“Artificial Intelligence” Was Never About Intelligence – Conclusion to the I, Robot Series

Part of the I, ROBOT series

Several times in this series, leading minds in their fields called for AI development to stop so that humanity can have a chance to think, a chance to process, a chance to imagine the right future and how to get there.

That is not happening.

France has a national AI strategy with $2 billion in research spending. China is designating $150 billion (yep, you read that number right) on research and military applications for AI. The United Arab Emirates has a cabinet level department, the Ministry of AI. (I think that’s still available as a band name.) Britain has unveiled a national strategy to become the global leader in “ethical AI” (although I’m not sure they have any idea what that is, using “ethics” as more of a buzzword than a premise).

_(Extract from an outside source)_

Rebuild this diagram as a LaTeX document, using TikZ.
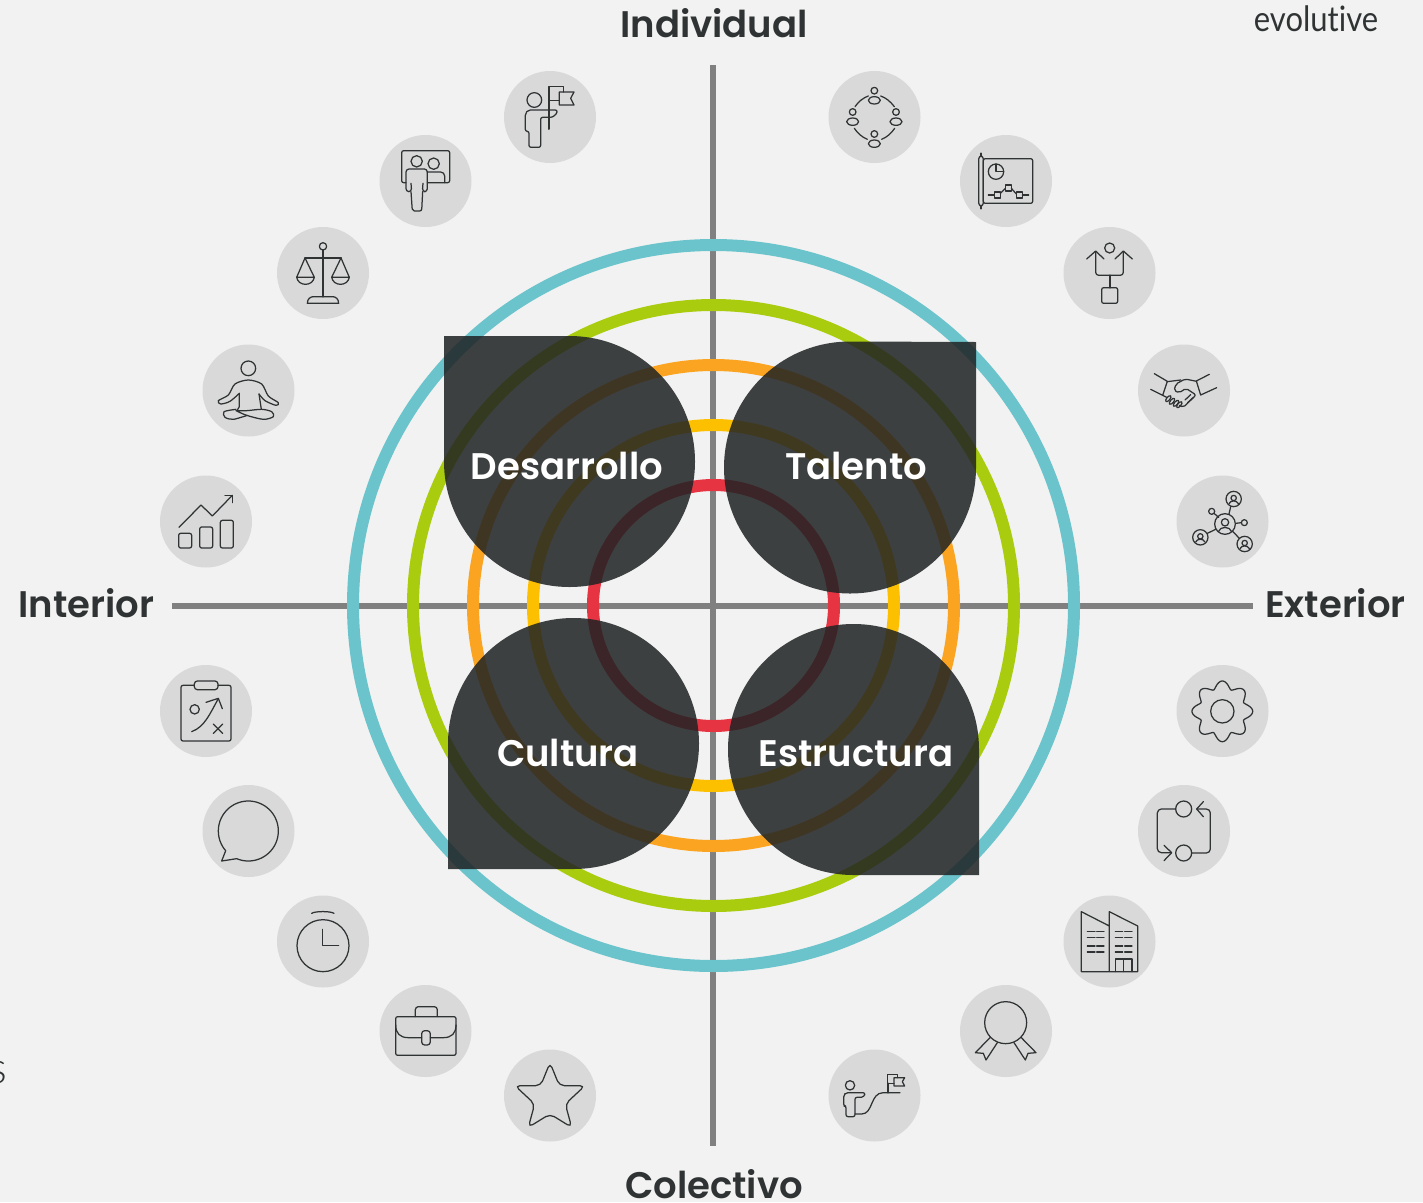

That, of course, is in addition to the tech companies – some of which are the biggest and richest in the world – whose entire basis for existence are AI applications. They are not going to take a pause.

The most powerful entities on the planet are rushing us headlong into an AI future, not because they think it will be better – they frankly have no idea what it will be like – but because they are all afraid of being left out. The most important technology decisions of our time are being based on FOMO.

FOMO, of course is the opposite of Immediacy. It willfully ignores what is actually happening around you. And this is where Burning Man’s present collides with our automated future.

You Must Be This Smart to Be a Person?

How “intelligent” does an AI have to be before it should be considered a human being, treated with dignity, and given rights and privileges?

The more we looked at this question, the more we realized: this is a useless question. Absolutely hopeless. Just the wrong question to be asking.

It’s the wrong question to ask because we actually have no meaningful way of measuring “intelligence” in the way most people think of it. IQ actually says very little about most of what we value in human intelligence: the ability to adapt, to innovate, to connect with others, to come to ethical conclusions, to genuinely understand, to be morally courageous. EQ covers some of that, as do a host of other intelligence standards (most of dubious scientific validity) that keep popping up as an attempt to solve this problem. But the very fact that we keep needing more of them itself illustrates the point: we don’t really know what intelligence is, or how to measure it, not even in ourselves.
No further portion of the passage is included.